ROME (Reuters) - Italian police said on Thursday they had arrested 13 people and dismantled an international crime gang that smuggled small groups of migrants from Greece to Italy aboard yachts.
The so-called “ghost boats” often avoid detection by coastguard patrols, allowing their passengers to vanish as soon as they reach land, escaping police registration.
Over the past year, the Italo-Greek organisation brought more than 100 people to Italy’s southern shores, demanding 6,000 euros (5,151.99 pounds) each for the trip, police said.
The Greek side of the operation sought out clients in Turkey, which hosts millions of refugees in overcrowded camps.
After crossing the Aegean Sea, the migrants, mainly from Syria, Iraq, Iran and Pakistan, were taken to Athens and then put on small boats provided by the Italians for the final leg of their trip.

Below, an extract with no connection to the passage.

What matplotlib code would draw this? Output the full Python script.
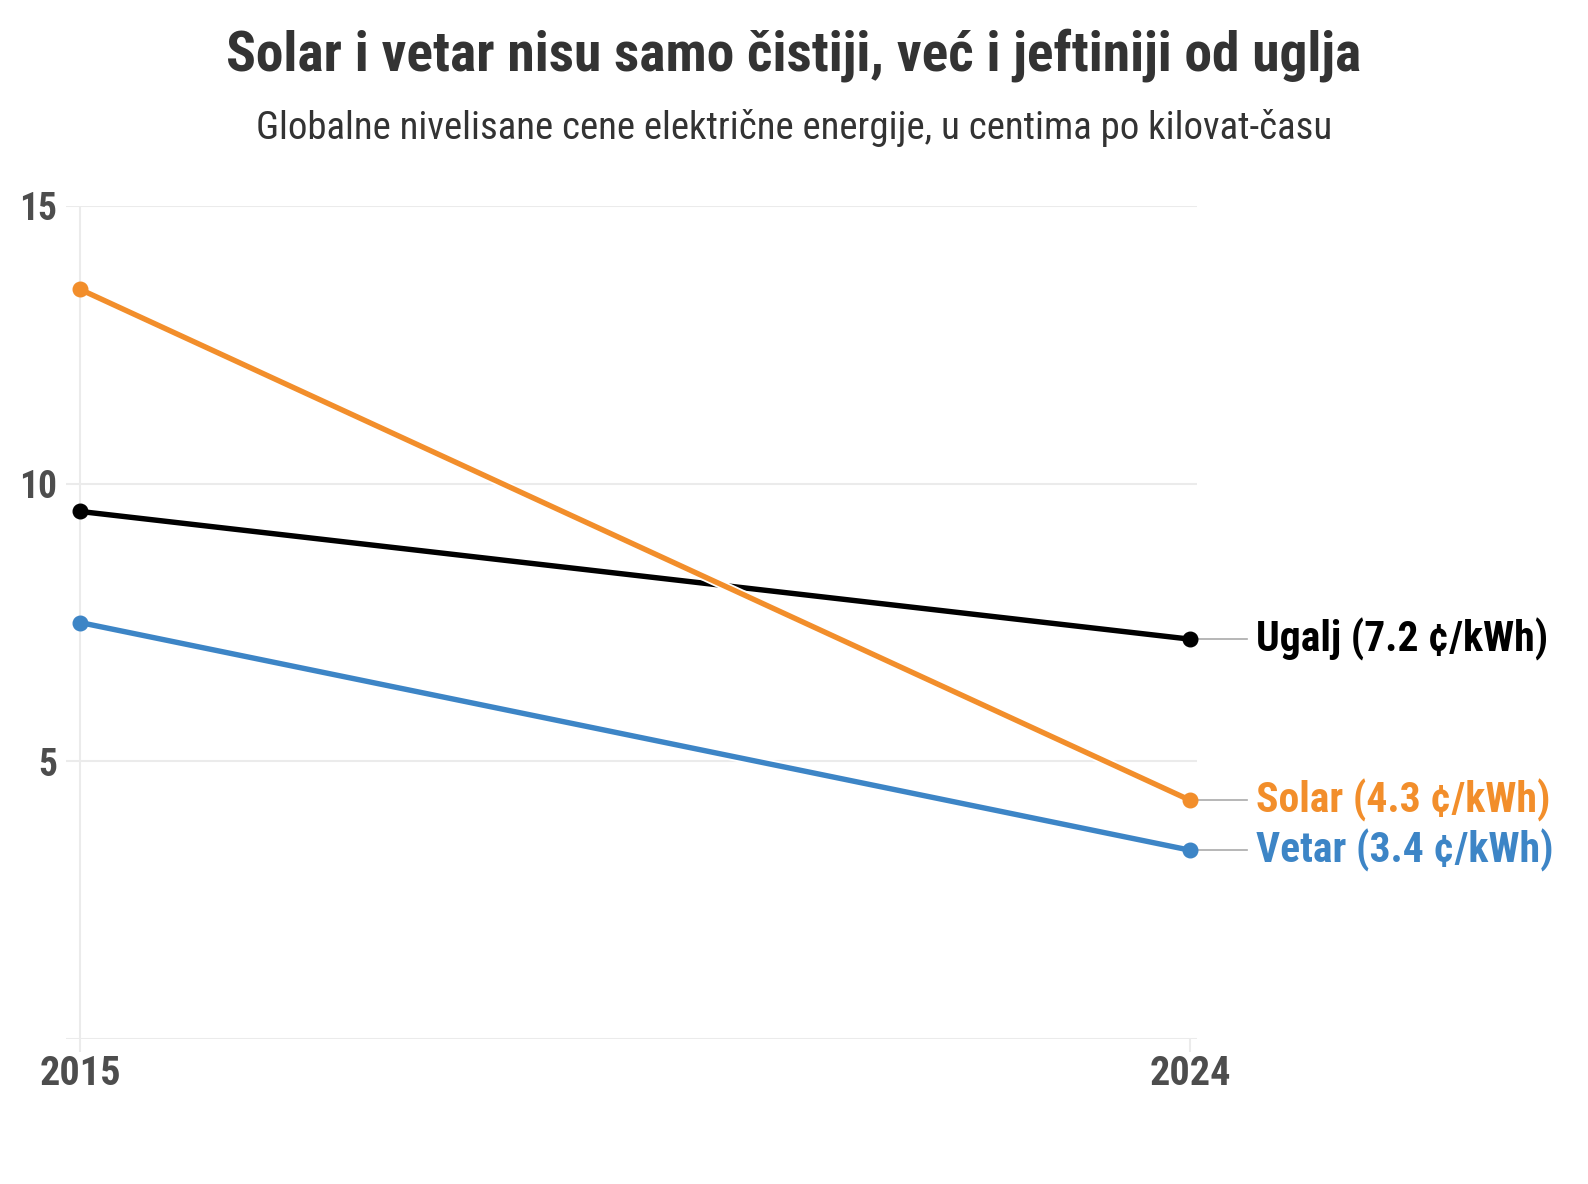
import matplotlib.pyplot as plt
import matplotlib.patheffects as pe

plt.rcParams['font.family'] = ['Roboto Condensed', 'Roboto', 'DejaVu Sans']

# data
years = [2015, 2024]
ugalj = [9.5, 7.2]
solar = [13.5, 4.3]
vetar = [7.5, 3.4]
series_names = ['Ugalj', 'Solar', 'Vetar']
series_colors = ['#000000', '#f28e2b', '#3d85c6']
yticks = [0, 5, 10, 15]
ytick_labels = ['', '5', '10', '15']

W, H = 1588, 1184
fig = plt.figure(figsize=(W / 100, H / 100), dpi=100)
ax = fig.add_axes([66 / W, 1 - 1039 / H, (1197 - 66) / W, (1039 - 206) / H])

px_year = (1190 - 80) / 9
ax.set_xlim(2015 - 14 / px_year, 2024 + 7 / px_year)
ax.set_ylim(0, 15)

for s in ax.spines.values():
    s.set_visible(False)

ax.set_yticks(yticks)
ax.set_yticklabels(ytick_labels)
ax.yaxis.grid(True, color='#ebebeb', lw=1.5)
ax.axvline(2015, color='#ebebeb', lw=1.5, zorder=0)
ax.tick_params(axis='y', length=0, pad=6.5, labelsize=27, labelcolor='#4d4d4d')
ax.set_xticks(years)
ax.set_xticklabels([str(y) for y in years])
ax.tick_params(axis='x', length=9.4, width=1.5, color='#ebebeb', pad=2,
               labelsize=29, labelcolor='#4d4d4d')
for lab in ax.get_xticklabels() + ax.get_yticklabels():
    lab.set_fontweight('bold')

for i, (name, vals, col) in enumerate(zip(series_names, [ugalj, solar, vetar], series_colors)):
    # line with a thin white halo, markers drawn plain on top
    ax.plot(years, vals, color=col, lw=3.9, solid_capstyle='butt',
            clip_on=False, zorder=3 + i,
            path_effects=[pe.Stroke(linewidth=6.5, foreground='white'), pe.Normal()])
    ax.plot(years, vals, 'o', color=col, markersize=10.5, clip_on=False, zorder=6)
    end = vals[-1]
    ax.plot([years[-1], years[-1] + 57 / px_year], [end, end], color='#aaaaaa',
            lw=1.2, clip_on=False, zorder=2)
    ax.text(years[-1] + 66 / px_year, end, f'{name} ({end} ¢/kWh)', color=col,
            fontsize=30, fontweight='bold', va='center', ha='left', clip_on=False)

fig.text(0.5, 1 - 70 / H, 'Solar i vetar nisu samo čistiji, već i jeftiniji od uglja',
         ha='center', va='baseline', fontsize=40, fontweight='bold', color='#333333')
fig.text(0.5, 1 - 139 / H,
         'Globalne nivelisane cene električne energije, u centima po kilovat-času',
         ha='center', va='baseline', fontsize=28, color='#333333')

fig.savefig('out.png', dpi=100)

“Sometimes payments were made through electronic systems, but we have also found bags with thousands of euros inside,” police lieutenant Francesco Di Sabato told Reuters, adding that the organisation raised around 600,000 euros over the last year.
Most trips to Italy started from the island of Corfu, where groups of up to 20 people were told to travel hidden below deck. They were all left on the Puglia coast, in Italy’s heel.
About 11,000 migrants have reached Italy by boat so far this year, some 8,000 arriving without the need of any help from the coastguard or NGO charity ships that patrol the Mediterranean, interior ministry data shows.
Most set sail from North Africa, but a regular trickle of boats have also arrived from Greece.